» What is being asked: Return the data exactly, with all pictures removed.

» Given information:
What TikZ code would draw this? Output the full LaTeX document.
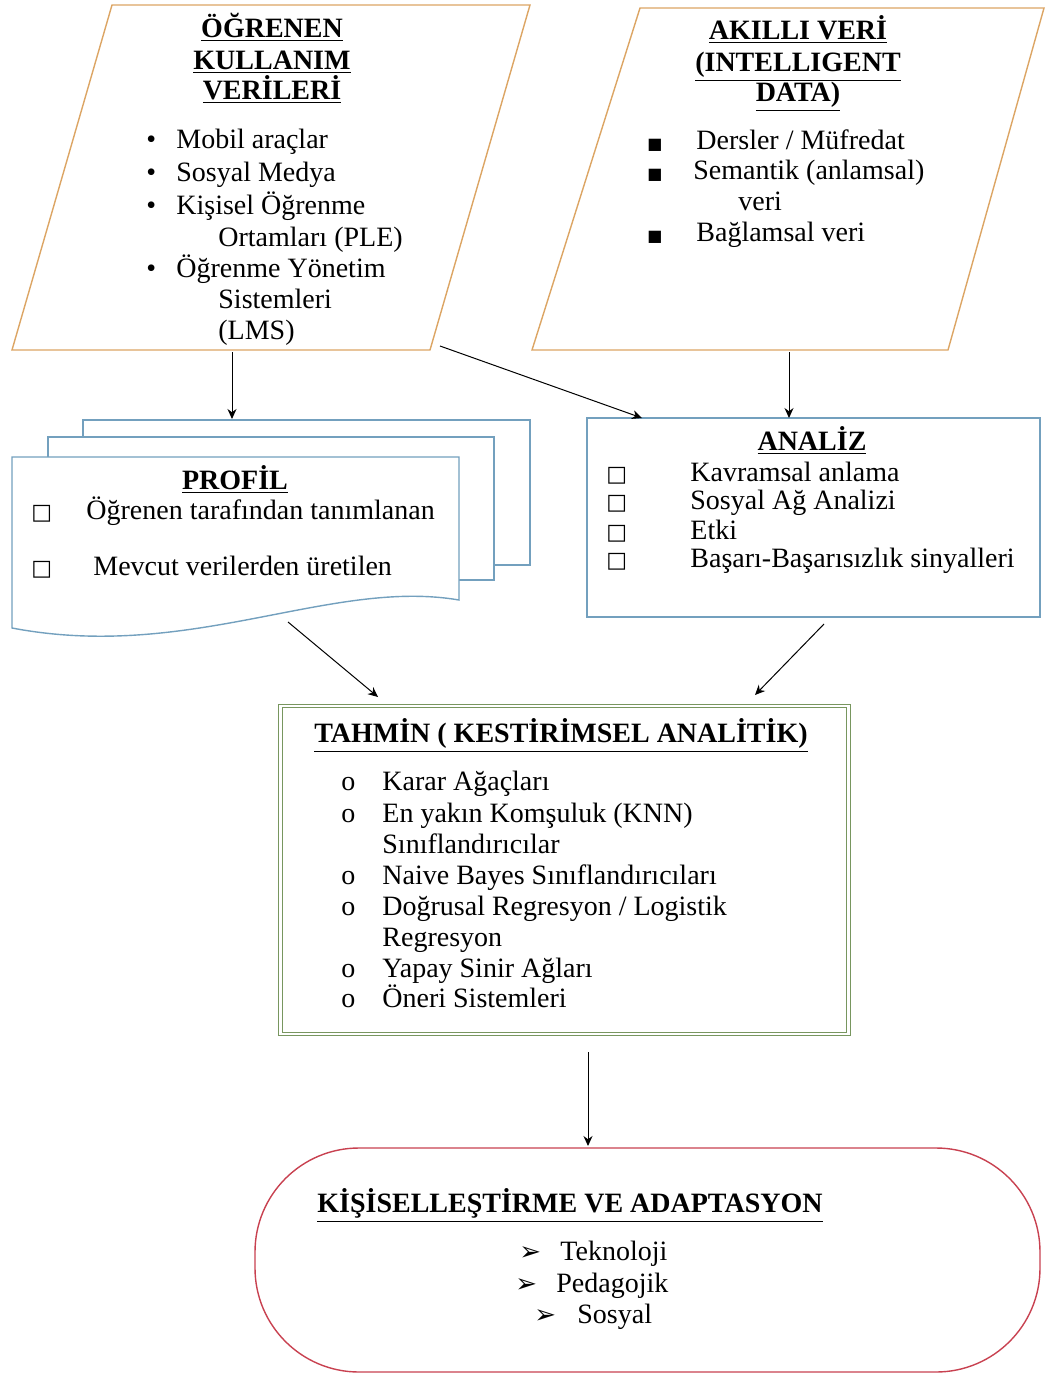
\documentclass[tikz,border=0pt]{standalone}
\usepackage{fontspec}
\setmainfont{Liberation Serif}
\newfontfamily\symf{DejaVu Sans}
\usetikzlibrary{arrows.meta}
\definecolor{parcol}{RGB}{220,165,100}
\definecolor{blucol}{RGB}{115,160,190}
\definecolor{grncol}{RGB}{120,150,95}
\definecolor{redcol}{RGB}{200,65,80}
\begin{document}
\begin{tikzpicture}[x=0.5pt, y=-0.5pt,
  para/.style={draw=parcol, line width=0.7pt, fill=white},
  sheet/.style={draw=blucol, line width=0.7pt, fill=white},
  txt/.style={font=\fontsize{14}{16}\selectfont, inner sep=0pt, anchor=mid west, yshift=-2.5pt},
  ttl/.style={font=\fontsize{14}{16}\selectfont\bfseries, inner sep=0pt, anchor=mid, yshift=-2.5pt},
  sym/.style={font=\symf\fontsize{#1}{12}\selectfont, inner sep=0pt, anchor=mid west, yshift=-2.5pt},
  line/.style={->, >={Stealth[length=5pt, width=4.5pt]}, line width=0.5pt}
]
\useasboundingbox (0,0) rectangle (1046,1374);
\draw[para] (112,5) -- (530,5) -- (430,350) -- (12,350) -- cycle;
\draw[para] (640,8) -- (1044,8) -- (948,350) -- (532,350) -- cycle;
\draw[sheet] (83,420) rectangle (530,565);
\draw[sheet] (48,437) rectangle (494,580);
\draw[sheet] (12,457) -- (459,457) -- (459,600) .. controls (330,578) and (190,662) .. (12,628) -- cycle;
\node[draw=blucol, line width=0.7pt, minimum width=226.5pt, minimum height=99.5pt] (analiz) at (813.5,517.5) {};
\node[draw=grncol, double=white, double distance=1.2pt, line width=0.6pt, minimum width=284pt, minimum height=164pt] (tahmin) at (564.5,870) {};
\node[draw=redcol, line width=0.7pt, rounded corners=52pt, minimum width=392.5pt, minimum height=112pt] (kisi) at (647.5,1260) {};

\node[ttl] (ogt1) at (272,28) {\underline{ÖĞRENEN}};
\node[ttl] (ogt2) at (272,60) {\underline{KULLANIM}};
\node[ttl] (ogt3) at (272,90) {\underline{VERİLERİ}};
\node[txt] (ogd1) at (146,139) {•};
\node[txt] (ogd2) at (146,172) {•};
\node[txt] (ogd3) at (146,205) {•};
\node[txt] (ogd4) at (146,268) {•};
\node[txt] (ogi1) at (176,139) {Mobil araçlar};
\node[txt] (ogi2) at (176,172) {Sosyal Medya};
\node[txt] (ogi3) at (176,205) {Kişisel Öğrenme};
\node[txt] (ogi4) at (218,237) {Ortamları (PLE)};
\node[txt] (ogi5) at (176,268) {Öğrenme Yönetim};
\node[txt] (ogi6) at (218,299) {Sistemleri};
\node[txt] (ogi7) at (218,330) {(LMS)};

\node[ttl] (akt1) at (798,30) {\underline{AKILLI VERİ}};
\node[ttl] (akt2) at (798,62) {\underline{(INTELLIGENT}};
\node[ttl] (akt3) at (798,92) {\underline{DATA)}};
\node[sym=8] (akd1) at (647,140) {■};
\node[sym=8] (akd2) at (647,170) {■};
\node[sym=8] (akd3) at (647,232) {■};
\node[txt] (aki1) at (696,140) {Dersler / Müfredat};
\node[txt] (aki2) at (693,170) {Semantik (anlamsal)};
\node[txt] (aki3) at (738,201) {veri};
\node[txt] (aki4) at (696,232) {Bağlamsal veri};

\node[ttl] (prt) at (235,480) {\underline{PROFİL}};
\node[sym=11] (prd1) at (31,510) {□};
\node[sym=11] (prd2) at (31,566) {□};
\node[txt] (pri1) at (86,510) {Öğrenen tarafından tanımlanan};
\node[txt] (pri2) at (93,566) {Mevcut verilerden üretilen};

\node[ttl] (ant) at (812,441) {\underline{ANALİZ}};
\node[sym=11] (and1) at (606,472) {□};
\node[sym=11] (and2) at (606,500) {□};
\node[sym=11] (and3) at (606,530) {□};
\node[sym=11] (and4) at (606,558) {□};
\node[txt] (ani1) at (690,472) {Kavramsal anlama};
\node[txt] (ani2) at (690,500) {Sosyal Ağ Analizi};
\node[txt] (ani3) at (690,530) {Etki};
\node[txt] (ani4) at (690,558) {Başarı-Başarısızlık sinyalleri};

\node[ttl] (tht) at (561,733) {\underline{TAHMİN ( KESTİRİMSEL ANALİTİK)}};
\node[txt] (thd1) at (341,781) {o};
\node[txt] (thd2) at (341,813) {o};
\node[txt] (thd3) at (341,875) {o};
\node[txt] (thd4) at (341,906) {o};
\node[txt] (thd5) at (341,968) {o};
\node[txt] (thd6) at (341,998) {o};
\node[txt] (thi1) at (382,781) {Karar Ağaçları};
\node[txt] (thi2) at (382,813) {En yakın Komşuluk (KNN)};
\node[txt] (thi3) at (382,844) {Sınıflandırıcılar};
\node[txt] (thi4) at (382,875) {Naive Bayes Sınıflandırıcıları};
\node[txt] (thi5) at (382,906) {Doğrusal Regresyon / Logistik};
\node[txt] (thi6) at (382,937) {Regresyon};
\node[txt] (thi7) at (382,968) {Yapay Sinir Ağları};
\node[txt] (thi8) at (382,998) {Öneri Sistemleri};

\node[ttl] (kit) at (570,1203) {\underline{KİŞİSELLEŞTİRME VE ADAPTASYON}};
\node[sym=13] (kid1) at (519,1251) {➢};
\node[sym=13] (kid2) at (515,1283) {➢};
\node[sym=13] (kid3) at (534,1314) {➢};
\node[txt] (kii1) at (560,1251) {Teknoloji};
\node[txt] (kii2) at (556,1283) {Pedagojik};
\node[txt] (kii3) at (577,1314) {Sosyal};

\coordinate (ogrout) at (232,352);
\coordinate (ogrdia) at (440,346);
\coordinate (profin) at (232,419);
\coordinate (akout) at (789,352);
\coordinate (anin) at (789,418);
\coordinate (anin2) at (642,418);
\coordinate (profout) at (288,622);
\coordinate (anout) at (824,624);
\coordinate (thin1) at (378,697);
\coordinate (thin2) at (755,695);
\coordinate (thout) at (588,1052);
\coordinate (kiin) at (588,1146);
\draw[line] (ogrout) -- (profin);
\draw[line] (ogrdia) -- (anin2);
\draw[line] (akout) -- (anin);
\draw[line] (profout) -- (thin1);
\draw[line] (anout) -- (thin2);
\draw[line] (thout) -- (kiin);
\end{tikzpicture}
\end{document}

» Written solution:
What TikZ code would draw this? Output the full LaTeX document.
\documentclass[tikz,border=0pt]{standalone}
\usepackage{fontspec}
\setmainfont{Liberation Serif}
\newfontfamily\symf{DejaVu Sans}
\usetikzlibrary{arrows.meta}
\definecolor{parcol}{RGB}{220,165,100}
\definecolor{blucol}{RGB}{115,160,190}
\definecolor{grncol}{RGB}{120,150,95}
\definecolor{redcol}{RGB}{200,65,80}
\begin{document}
\begin{tikzpicture}[x=0.5pt, y=-0.5pt,
  para/.style={draw=parcol, line width=0.7pt, fill=white},
  sheet/.style={draw=blucol, line width=0.7pt, fill=white},
  txt/.style={font=\fontsize{14}{16}\selectfont, inner sep=0pt, anchor=mid west, yshift=-2.5pt},
  ttl/.style={font=\fontsize{14}{16}\selectfont\bfseries, inner sep=0pt, anchor=mid, yshift=-2.5pt},
  sym/.style={font=\symf\fontsize{#1}{12}\selectfont, inner sep=0pt, anchor=mid west, yshift=-2.5pt},
  line/.style={->, >={Stealth[length=5pt, width=4.5pt]}, line width=0.5pt}
]
\useasboundingbox (0,0) rectangle (1046,1374);
\draw[para] (112,5) -- (530,5) -- (430,350) -- (12,350) -- cycle;
\draw[para] (640,8) -- (1044,8) -- (948,350) -- (532,350) -- cycle;
\draw[sheet] (83,420) rectangle (530,565);
\draw[sheet] (48,437) rectangle (494,580);
\draw[sheet] (12,457) -- (459,457) -- (459,600) .. controls (330,578) and (190,662) .. (12,628) -- cycle;
\node[draw=blucol, line width=0.7pt, minimum width=226.5pt, minimum height=99.5pt] (analiz) at (813.5,517.5) {};
\node[draw=grncol, double=white, double distance=1.2pt, line width=0.6pt, minimum width=284pt, minimum height=164pt] (tahmin) at (564.5,870) {};
\node[draw=redcol, line width=0.7pt, rounded corners=52pt, minimum width=392.5pt, minimum height=112pt] (kisi) at (647.5,1260) {};

\node[ttl] (ogt1) at (272,28) {\underline{ÖĞRENEN}};
\node[ttl] (ogt2) at (272,60) {\underline{KULLANIM}};
\node[ttl] (ogt3) at (272,90) {\underline{VERİLERİ}};
\node[txt] (ogd1) at (146,139) {•};
\node[txt] (ogd2) at (146,172) {•};
\node[txt] (ogd3) at (146,205) {•};
\node[txt] (ogd4) at (146,268) {•};
\node[txt] (ogi1) at (176,139) {Mobil araçlar};
\node[txt] (ogi2) at (176,172) {Sosyal Medya};
\node[txt] (ogi3) at (176,205) {Kişisel Öğrenme};
\node[txt] (ogi4) at (218,237) {Ortamları (PLE)};
\node[txt] (ogi5) at (176,268) {Öğrenme Yönetim};
\node[txt] (ogi6) at (218,299) {Sistemleri};
\node[txt] (ogi7) at (218,330) {(LMS)};

\node[ttl] (akt1) at (798,30) {\underline{AKILLI VERİ}};
\node[ttl] (akt2) at (798,62) {\underline{(INTELLIGENT}};
\node[ttl] (akt3) at (798,92) {\underline{DATA)}};
\node[sym=8] (akd1) at (647,140) {■};
\node[sym=8] (akd2) at (647,170) {■};
\node[sym=8] (akd3) at (647,232) {■};
\node[txt] (aki1) at (696,140) {Dersler / Müfredat};
\node[txt] (aki2) at (693,170) {Semantik (anlamsal)};
\node[txt] (aki3) at (738,201) {veri};
\node[txt] (aki4) at (696,232) {Bağlamsal veri};

\node[ttl] (prt) at (235,480) {\underline{PROFİL}};
\node[sym=11] (prd1) at (31,510) {□};
\node[sym=11] (prd2) at (31,566) {□};
\node[txt] (pri1) at (86,510) {Öğrenen tarafından tanımlanan};
\node[txt] (pri2) at (93,566) {Mevcut verilerden üretilen};

\node[ttl] (ant) at (812,441) {\underline{ANALİZ}};
\node[sym=11] (and1) at (606,472) {□};
\node[sym=11] (and2) at (606,500) {□};
\node[sym=11] (and3) at (606,530) {□};
\node[sym=11] (and4) at (606,558) {□};
\node[txt] (ani1) at (690,472) {Kavramsal anlama};
\node[txt] (ani2) at (690,500) {Sosyal Ağ Analizi};
\node[txt] (ani3) at (690,530) {Etki};
\node[txt] (ani4) at (690,558) {Başarı-Başarısızlık sinyalleri};

\node[ttl] (tht) at (561,733) {\underline{TAHMİN ( KESTİRİMSEL ANALİTİK)}};
\node[txt] (thd1) at (341,781) {o};
\node[txt] (thd2) at (341,813) {o};
\node[txt] (thd3) at (341,875) {o};
\node[txt] (thd4) at (341,906) {o};
\node[txt] (thd5) at (341,968) {o};
\node[txt] (thd6) at (341,998) {o};
\node[txt] (thi1) at (382,781) {Karar Ağaçları};
\node[txt] (thi2) at (382,813) {En yakın Komşuluk (KNN)};
\node[txt] (thi3) at (382,844) {Sınıflandırıcılar};
\node[txt] (thi4) at (382,875) {Naive Bayes Sınıflandırıcıları};
\node[txt] (thi5) at (382,906) {Doğrusal Regresyon / Logistik};
\node[txt] (thi6) at (382,937) {Regresyon};
\node[txt] (thi7) at (382,968) {Yapay Sinir Ağları};
\node[txt] (thi8) at (382,998) {Öneri Sistemleri};

\node[ttl] (kit) at (570,1203) {\underline{KİŞİSELLEŞTİRME VE ADAPTASYON}};
\node[sym=13] (kid1) at (519,1251) {➢};
\node[sym=13] (kid2) at (515,1283) {➢};
\node[sym=13] (kid3) at (534,1314) {➢};
\node[txt] (kii1) at (560,1251) {Teknoloji};
\node[txt] (kii2) at (556,1283) {Pedagojik};
\node[txt] (kii3) at (577,1314) {Sosyal};

\coordinate (ogrout) at (232,352);
\coordinate (ogrdia) at (440,346);
\coordinate (profin) at (232,419);
\coordinate (akout) at (789,352);
\coordinate (anin) at (789,418);
\coordinate (anin2) at (642,418);
\coordinate (profout) at (288,622);
\coordinate (anout) at (824,624);
\coordinate (thin1) at (378,697);
\coordinate (thin2) at (755,695);
\coordinate (thout) at (588,1052);
\coordinate (kiin) at (588,1146);
\draw[line] (ogrout) -- (profin);
\draw[line] (ogrdia) -- (anin2);
\draw[line] (akout) -- (anin);
\draw[line] (profout) -- (thin1);
\draw[line] (anout) -- (thin2);
\draw[line] (thout) -- (kiin);
\end{tikzpicture}
\end{document}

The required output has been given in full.